Address for correspondence: Dr Jyoti Sharma, Assistant Professor, Department of Pediatrics, Dr Rajender Prasad Medical College, Kangra, Himachal Pradesh-176001, India. E-mail: sharmajyotidr@yahoo.com

A 5 days old full term male neonate weighing 2.5 kg at birth born by normal institutional delivery, exclusively breast fed since 1 hour of birth, presented with pustular eruptions over the abdomen noted since birth and subsequently over head, neck and lower limbs over next two days. There was no fever or refusal of feeds. On examination he had ruptured pustules with collarette of fine scales, some intact pustules and hyper pigmented macules with no surrounding erythema. On investigation blood counts were within normal limits and CRP was negative. On gram and Albert staining of the pustular material no bacteria were seen. Tzank smear from the pustular material revealed predominantly polymorphonuclear infiltrate with occasional eosinophils

What is the diagnosis_?
 
Answer :
Transient Neonatal Pustular Melanosis {TNPM}. It is a transient, benign self-limited dermatosis of unknown cause.
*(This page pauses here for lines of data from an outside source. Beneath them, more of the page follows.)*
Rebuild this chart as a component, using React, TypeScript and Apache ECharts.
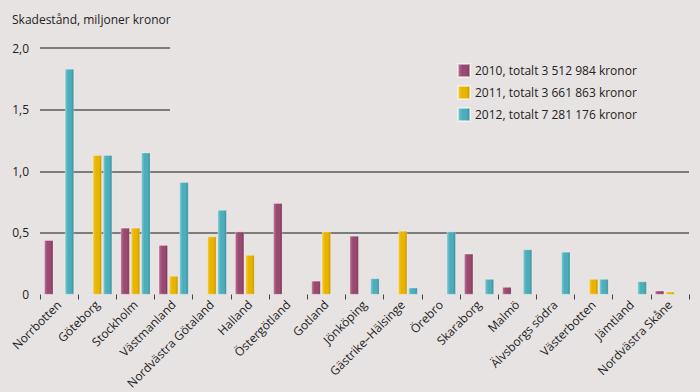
import React, { useEffect, useRef } from "react";
import * as echarts from "echarts";

const categories = [
  "Norrbotten", "Göteborg", "Stockholm", "Västmanland", "Nordvästra Götaland",
  "Halland", "Östergötland", "Gotland", "Jönköping", "Gästrike–Hälsinge",
  "Örebro", "Skaraborg", "Malmö", "Älvsborgs södra", "Västerbotten",
  "Jämtland", "Nordvästra Skåne",
];
const values2010 = [0.44, null, 0.54, 0.40, null, 0.51, 0.74, 0.11, 0.475, null, null, 0.33, 0.06, null, null, null, 0.03];
const values2011 = [null, 1.13, 0.54, 0.15, 0.47, 0.32, null, 0.51, null, 0.515, null, null, null, null, 0.125, null, 0.022];
const values2012 = [1.83, 1.13, 1.15, 0.91, 0.685, null, null, null, 0.13, 0.055, 0.51, 0.125, 0.365, 0.345, 0.125, 0.105, null];
const seriesNames = [
  "2010, totalt 3 512 984 kronor",
  "2011, totalt 3 661 863 kronor",
  "2012, totalt 7 281 176 kronor",
];
const yTicks = [0, 0.5, 1, 1.5, 2];

const BG = "#e8e3e3";
const FONT = "'Open Sans', 'Noto Sans', sans-serif";

function grad(light: string, main: string, dark: string) {
  return new echarts.graphic.LinearGradient(0, 0, 1, 0, [
    { offset: 0, color: light },
    { offset: 0.35, color: main },
    { offset: 0.7, color: main },
    { offset: 1, color: dark },
  ]);
}

const colors = [
  grad("#b7729a", "#9a4a70", "#7d3558"),
  grad("#f3cc3c", "#e8b400", "#c79600"),
  grad("#7dc7d1", "#4cadbb", "#3a8e9b"),
];

export default function App() {
  const ref = useRef<HTMLDivElement>(null);
  useEffect(() => {
    document.body.style.margin = "0";
    document.body.style.background = BG;
    const chart = echarts.init(ref.current!, null, { renderer: "svg" });
    const data = [values2010, values2011, values2012];
    chart.setOption({
      animation: false,
      backgroundColor: BG,
      textStyle: { fontFamily: FONT },
      title: {
        text: "Skadestånd, miljoner kronor",
        left: 7,
        top: 8,
        textStyle: { fontFamily: FONT, fontSize: 12, fontWeight: "normal", color: "#222" },
      },
      legend: {
        orient: "vertical",
        left: 452,
        top: 58,
        itemWidth: 12,
        itemHeight: 13,
        itemGap: 7,
        icon: "rect",
        textStyle: { fontFamily: FONT, fontSize: 12, color: "#222" },
        data: seriesNames,
      },
      graphic: [
        {
          type: "rect",
          z: 1,
          shape: { x: 170, y: 38, width: 530, height: 80 },
          style: { fill: BG },
        },
      ],
      grid: { left: 40, right: 11, top: 48, bottom: 97.5 },
      xAxis: {
        type: "category",
        data: categories,
        offset: 2,
        axisLine: { show: false },
        axisTick: { show: true, length: 5, lineStyle: { color: "#444", width: 1 } },
        axisLabel: {
          rotate: 45,
          interval: 0,
          margin: 6,
          fontFamily: FONT,
          fontSize: 12,
          color: "#222",
        },
      },
      yAxis: {
        type: "value",
        min: 0,
        max: 2,
        interval: 0.5,
        axisLine: { show: false },
        axisTick: { show: false },
        axisLabel: {
          margin: 11,
          fontFamily: FONT,
          fontSize: 12,
          color: "#222",
          formatter: (v: number) => (v === 0 ? "0" : v.toFixed(1).replace(".", ",")),
        },
        splitLine: {
          show: true,
          lineStyle: { color: "#5a5858", width: 1.5 },
          showMinLine: false,
        },
      },
      series: seriesNames.map((name, i) => ({
        name,
        type: "bar",
        z: 2,
        data: data[i],
        barWidth: 9,
        barGap: "15%",
        itemStyle: {
          color: colors[i],
          borderColor: "rgba(255,255,255,0.5)",
          borderWidth: 0.5,
        },
      })),
    });
    return () => chart.dispose();
  }, []);
  return <div ref={ref} style={{ width: 700, height: 392 }} />;
}
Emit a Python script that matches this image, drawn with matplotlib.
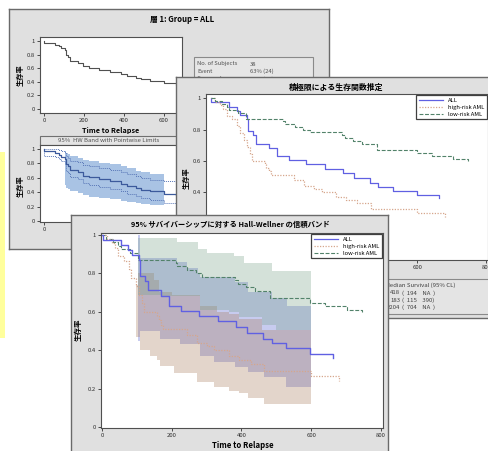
import numpy as np
import matplotlib
matplotlib.use('Agg')
import matplotlib.pyplot as plt
from matplotlib.patches import Rectangle
from matplotlib.lines import Line2D

plt.rcParams['font.family'] = ['Noto Sans CJK JP', 'DejaVu Sans']

W, H = 488, 451
fig = plt.figure(figsize=(W / 100, H / 100), dpi=100)

# ---------------- data ----------------
groups = ['ALL', 'high-risk AML', 'low-risk AML']

all_t = [0, 2, 54, 75, 86, 106, 109, 122, 131, 169, 193, 226, 277, 332, 383, 417, 462, 487, 528, 598, 662]
all_s = [1, .974, .947, .921, .895, .868, .789, .763, .711, .684, .630, .605, .578, .550, .520, .490, .460, .435, .410, .380, .360]

high_t = [0, 13, 28, 37, 47, 62, 76, 84, 98, 105, 114, 119, 157, 162, 168, 175, 243, 272, 300, 322, 363, 392, 426, 464, 600, 680]
high_s = [1, .978, .956, .933, .889, .867, .822, .778, .733, .689, .644, .600, .578, .556, .533, .511, .480, .440, .420, .400, .370, .350, .330, .290, .265, .240]

low_t = [0, 12, 32, 46, 54, 80, 102, 211, 216, 245, 269, 287, 380, 390, 414, 438, 482, 598, 641, 702, 746]
low_s = [1, .981, .963, .944, .926, .907, .870, .852, .837, .818, .800, .783, .766, .745, .728, .710, .670, .648, .630, .610, .600]

# Hall-Wellner bands (panel 3)
all_up_t = [104, 109, 215, 245, 275, 282, 380, 420, 488, 530, 600]
all_up = [1.0, .88, .86, .83, .80, .783, .757, .705, .67, .63, .63]
all_lo_t = [104, 109, 167, 225, 282, 321, 380, 420, 464, 527, 600]
all_lo = [.45, .50, .46, .43, .37, .34, .314, .288, .262, .21, .21]

high_up_t = [98, 104, 148, 162, 200, 282, 330, 363, 392, 460, 600]
high_up = [.74, .80, .766, .705, .69, .63, .60, .59, .56, .505, .505]
high_lo_t = [98, 109, 138, 157, 167, 206, 272, 320, 363, 392, 420, 466, 600]
high_lo = [.47, .40, .37, .35, .32, .28, .236, .21, .19, .175, .15, .12, .12]

low_up_t = [103, 215, 275, 300, 378, 407, 488, 600]
low_up = [.985, .962, .925, .908, .89, .853, .81, .81]
low_lo_t = [103, 168, 282, 363, 392, 460, 500, 600]
low_lo = [.6875, .68, .61, .60, .575, .53, .505, .505]

# Panel 1 lower plot (ALL): HW band + pointwise limits
p1_band_t = [106, 109, 122, 131, 169, 193, 226, 277, 332, 383, 417, 462, 487, 528, 600]
p1_band_up = [.97, .95, .93, .90, .88, .85, .83, .81, .79, .76, .73, .70, .68, .65, .65]
p1_band_lo = [.50, .46, .44, .41, .39, .36, .34, .32, .30, .28, .26, .25, .24, .22, .22]
pw_lo = [1, .91, .89, .86, .83, .79, .70, .67, .61, .58, .53, .50, .47, .44, .41, .38, .35, .32, .29, .25, .236]
pw_up = [1, 1.0, .995, .985, .97, .95, .90, .88, .84, .82, .78, .76, .73, .71, .68, .65, .62, .60, .57, .55, .546]

subj_lines = ['No. of Subjects', 'Event', 'Censored']
subj_vals = ['38', '63% (24)', '37% (14)']
median_header = 'Median Survival (95% CL)'
median_vals = ['418', '183', '2204']
median_cls = ['(  194    NA  )', '(  115    390)', '(  704    NA  )']

# ---------------- styles ----------------
PANEL_BG = '#e0e0e0'
EDGE = '#6a6a6a'
C_ALL = '#6060e2'
C_HIGH = '#d6a68c'
C_LOW = '#52826a'
LS_HIGH = (0, (1, 1.2))
LS_LOW = (0, (3.5, 1.5))
B_ALL = '#4855cd'
B_HIGH = '#a57655'
B_LOW = '#739e84'
B_ALPHA = 0.3


def R(x0, y0, x1, y1):
    return [x0 / W, 1 - y1 / H, (x1 - x0) / W, (y1 - y0) / H]


def panel(x0, y0, x1, y1, z):
    ax = fig.add_axes(R(x0, y0, x1, y1), zorder=z)
    ax.set_xlim(x0, x1)
    ax.set_ylim(y1, y0)
    ax.set_facecolor(PANEL_BG)
    ax.set_xticks([])
    ax.set_yticks([])
    for sp in ax.spines.values():
        sp.set_color(EDGE)
        sp.set_linewidth(1.0)
    return ax


def fmt(v):
    return '0' if v == 0 else ('1' if v == 1 else f'{v:g}')


def plot_axes(x0, y0, x1, y1, z, xlim, ylim, xticks, yticks, xlabels=None, ylabels=None):
    ax = fig.add_axes(R(x0, y0, x1, y1), zorder=z)
    ax.set_xlim(*xlim)
    ax.set_ylim(*ylim)
    ax.set_facecolor('white')
    ax.set_xticks(xticks)
    ax.set_xticklabels(xlabels if xlabels is not None else [str(v) for v in xticks])
    ax.set_yticks(yticks)
    ax.set_yticklabels(ylabels if ylabels is not None else [fmt(v) for v in yticks])
    ax.tick_params(length=2, width=0.6, pad=1.5, labelsize=4.3, colors='#303030')
    for sp in ax.spines.values():
        sp.set_color('#505050')
        sp.set_linewidth(0.8)
    return ax


def band(ax, up_t, up, lo_t, lo, color, alpha):
    grid = np.array(sorted(set(up_t) | set(lo_t)), dtype=float)
    u = np.array(up)[np.searchsorted(up_t, grid, side='right') - 1]
    l = np.array(lo)[np.searchsorted(lo_t, grid, side='right') - 1]
    ax.fill_between(grid, l, u, step='post', color=color, alpha=alpha, lw=0)


def add_legend(ax, handles):
    lg = ax.legend(handles, groups, loc='upper right', fontsize=4.2, frameon=True, fancybox=False,
                   edgecolor='#404040', framealpha=1, borderaxespad=0.25, handlelength=4.2,
                   handletextpad=0.8, borderpad=0.4, labelspacing=0.35)
    lg.get_frame().set_linewidth(0.9)
    return lg


yt = [0, 0.2, 0.4, 0.6, 0.8, 1]

# yellow strip at the far left
fig.add_artist(Rectangle((0, 1 - 338 / H), 4.5 / W, (338 - 152) / H,
                         transform=fig.transFigure, color='#ffff9c', zorder=0.1, lw=0))

# ======================= Panel 1 (back) =======================
p1 = panel(9, 9, 329, 249, 1)
p1.text(182, 20, '層 1: Group = ALL', ha='center', va='center', fontsize=5.6, fontweight='bold')
p1.add_patch(Rectangle((194, 57), 119, 50, facecolor='#e6e6e6', edgecolor='#8a8a8a', lw=0.8))
for i, (lab, val) in enumerate(zip(subj_lines, subj_vals)):
    p1.text(197, 64 + 7.5 * i, lab, fontsize=4.2, va='center', color='#505050')
    p1.text(250, 64 + 7.5 * i, val, fontsize=4.2, va='center', color='#505050')
p1.text(111, 130, 'Time to Relapse', ha='center', va='center', fontsize=5.2, fontweight='bold')
p1.text(20, 75, '生存率', rotation=90, ha='center', va='center', fontsize=5.2, fontweight='bold')
p1.text(20, 186, '生存率', rotation=90, ha='center', va='center', fontsize=5.2, fontweight='bold')
p1.add_patch(Rectangle((40, 136), 142, 9, facecolor='#e4e4e4', edgecolor='#707070', lw=0.8))
p1.text(109, 140.5, '95%  HW Band with Pointwise Limits', ha='center', va='center',
        fontsize=4.3, color='#505050')

a1 = plot_axes(40, 37, 182, 113, 2, (-20, 690), (-0.06, 1.06), [0, 200, 400, 600], yt)
a1.step(all_t, all_s, where='post', color='#505050', lw=0.8)

a2 = plot_axes(40, 145, 182, 222, 2, (-20, 690), (-0.014, 1.056), [0, 200, 400, 600], yt,
               xlabels=['0', '', '', ''])
a2.fill_between(p1_band_t, p1_band_lo, p1_band_up, step='post', color='#a9c3e4', lw=0)
a2.step(all_t, pw_up, where='post', color='#5a78b8', lw=0.7, ls=(0, (1, 1)))
a2.step(all_t, pw_lo, where='post', color='#5a78b8', lw=0.7, ls=(0, (1, 1)))
a2.step(all_t, all_s, where='post', color='#3c5a9c', lw=0.9)

# ======================= Panel 2 (middle) =======================
p2 = panel(176, 77, 492, 318, 10)
p2.text(336, 87, '積極限による生存関数推定', ha='center', va='center', fontsize=5.7, fontweight='bold')
p2.text(186, 178, '生存率', rotation=90, ha='center', va='center', fontsize=5.2, fontweight='bold')
p2.add_patch(Rectangle((300, 279), 192, 35, facecolor='#e4e4e4', edgecolor='#8a8a8a', lw=0.8))
p2.text(385, 285, median_header, fontsize=4.3, va='center', color='#404040')
for i, (v, cl) in enumerate(zip(median_vals, median_cls)):
    p2.text(400, 293 + 7.2 * i, v, fontsize=4.3, va='center', ha='right', color='#404040')
    p2.text(402, 293 + 7.2 * i, cl, fontsize=4.3, va='center', ha='left', color='#404040')

b = plot_axes(206, 94, 488, 260, 11, (-13.6, 805), (-0.035, 1.028), [0, 200, 400, 600, 800], yt,
              xlabels=['', '', '', '600', '800'], ylabels=['', '', '0.4', '0.6', '0.8', '1'])
b.step(all_t, all_s, where='post', color=C_ALL, lw=0.9)
b.step(high_t, high_s, where='post', color=C_HIGH, lw=0.9, ls=LS_HIGH)
b.step(low_t, low_s, where='post', color=C_LOW, lw=0.8, ls=LS_LOW)
hnd = [Line2D([], [], color=C_ALL, lw=0.9),
       Line2D([], [], color=C_HIGH, lw=0.9, ls=LS_HIGH),
       Line2D([], [], color=C_LOW, lw=0.8, ls=LS_LOW)]
add_legend(b, hnd)

# ======================= Panel 3 (front) =======================
p3 = panel(71, 215, 388, 456, 20)
p3.text(230, 224.5, '95% サバイバーシップに対する Hall-Wellner の信頼バンド', ha='center', va='center',
        fontsize=5.3, fontweight='bold')
p3.text(78, 330, '生存率', rotation=90, ha='center', va='center', fontsize=5.4, fontweight='bold')
p3.text(243, 446, 'Time to Relapse', ha='center', va='center', fontsize=5.6, fontweight='bold')

c = plot_axes(101, 233, 383, 428, 21, (-3, 806), (-0.0052, 1.0104), [0, 200, 400, 600, 800], yt)
band(c, all_up_t, all_up, all_lo_t, all_lo, B_ALL, B_ALPHA)
band(c, high_up_t, high_up, high_lo_t, high_lo, B_HIGH, B_ALPHA)
band(c, low_up_t, low_up, low_lo_t, low_lo, B_LOW, B_ALPHA)
c.step(low_t, low_s, where='post', color=C_LOW, lw=0.8, ls=LS_LOW)
c.step(high_t, high_s, where='post', color=C_HIGH, lw=0.9, ls=LS_HIGH)
c.step(all_t, all_s, where='post', color=C_ALL, lw=1.0)
add_legend(c, hnd)

fig.savefig('out.png', dpi=100, facecolor='white')
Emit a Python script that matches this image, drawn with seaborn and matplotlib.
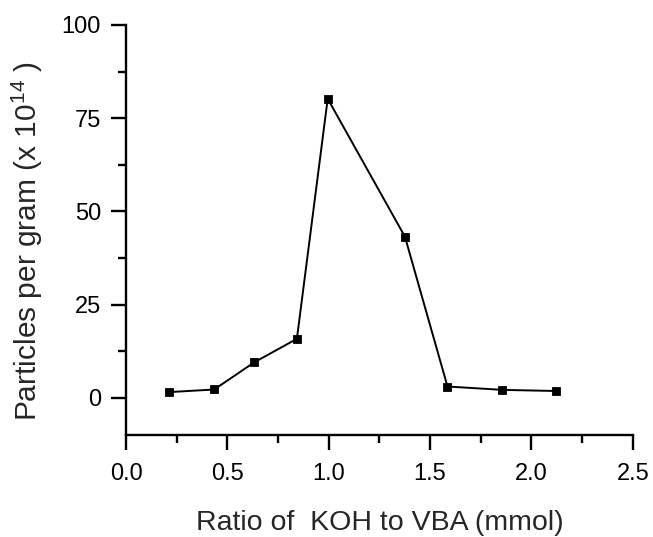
import numpy as np
import pandas as pd
import matplotlib
matplotlib.use('Agg')
import matplotlib.pyplot as plt
from matplotlib.ticker import MultipleLocator
import seaborn as sns

# KOH:VBA ratio vs particle count
ratio = [0.212, 0.435, 0.633, 0.843, 0.995, 1.376, 1.586, 1.857, 2.12]
particles = [1.5, 2.2, 9.5, 15.8, 80.2, 43.2, 3.0, 2.1, 1.8]

xlabel = 'Ratio of  KOH to VBA (mmol)'
ylabel = 'Particles per gram (x 10$^{14}$ )'

sns.set_style('ticks')
plt.rcParams['font.family'] = ['Liberation Sans', 'DejaVu Sans']
plt.rcParams['mathtext.default'] = 'regular'

df = pd.DataFrame({'ratio': ratio, 'particles': particles})

fig = plt.figure(figsize=(6.53, 5.37), dpi=100)
ax = fig.add_axes([0.193, 0.19, 0.776, 0.7635])

sns.lineplot(data=df, x='ratio', y='particles', ax=ax, color='black',
             linewidth=1.4, marker='s', markersize=5.8, markeredgecolor='black',
             markeredgewidth=0.6, markerfacecolor='black', sort=False)

ax.set_xlim(0, 2.5)
ax.set_ylim(-10, 100)
ax.xaxis.set_major_locator(MultipleLocator(0.5))
ax.xaxis.set_minor_locator(MultipleLocator(0.25))
ax.yaxis.set_major_locator(MultipleLocator(25))
ax.yaxis.set_minor_locator(MultipleLocator(12.5))
ax.xaxis.set_major_formatter(matplotlib.ticker.FormatStrFormatter('%.1f'))

sns.despine(ax=ax)
for s in ['left', 'bottom']:
    ax.spines[s].set_linewidth(1.7)
    ax.spines[s].set_color('black')

ax.tick_params(which='major', length=11, width=1.7, labelsize=17,
               color='black', labelcolor='black')
ax.tick_params(which='minor', length=5.5, width=1.7, color='black')
ax.tick_params(axis='x', which='major', pad=9)
ax.tick_params(axis='y', which='major', pad=7)

ax.set_xlabel(xlabel, fontsize=20.5)
ax.set_ylabel(ylabel, fontsize=21.5)
ax.xaxis.set_label_coords(0.5, -0.233)
ax.xaxis.label.set_va('baseline')
ax.yaxis.set_label_coords(-0.194, 0.473)
ax.yaxis.label.set_va('center')

fig.savefig('out.png', dpi=100)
It is characterized by 3 types of skin lesions- evanescent superficial pustules, ruptured pustules with a collarette of fine scales and hyperpigmented macular lesion. {1} Lesions are usually present at birth, but may appear later on also. It is more common in colored population. Pustules represent the earlier phase and macule the late phase of this condition. Pustular lesion after healing leave hyperpigmented macules that may persist for 2-3 months. No treatment is required. {1} These pustular lesions of TNPM are to be differentiated mainly from those of erythema toxicum neonatorum {ETN} and pyoderma. ETN most often appears on 2nd-3rd day of life. Typical lesion of ETN consists of erythematous macules and papules that evolve into pustules. Unlike TNPM each pustule of ETN is surrounded by a blotchy area of erythema, giving rise to classically described flea bitten appearance.” Gram staining of the pustular material does not reveal any organism and Tzank smear reveals dense aggregates of eosinophils. Self-limiting condition itself, unlike TNPM does no leave any hyperpigmentation. In pyoderma, neonate may present with clinical features of sepsis. Gram staining of the pustular material may demonstrate organism which may be cultured also. {1,2}

References :
1} Morelli GM. Diseases of the Neonate. In: Kliegman RM, Behrman RE, Jenson HB, Stanton BF, editors. Nelson textbook of pediatrics: the skin. 18th ed. Vol.2. Philadelphia: WB Saunders company ` 2007. p. 2663.
2} Antava RJ, Robinson DM. Blisters and pustules in the newborn. Pediatr Ann 2010` 39: 635-645.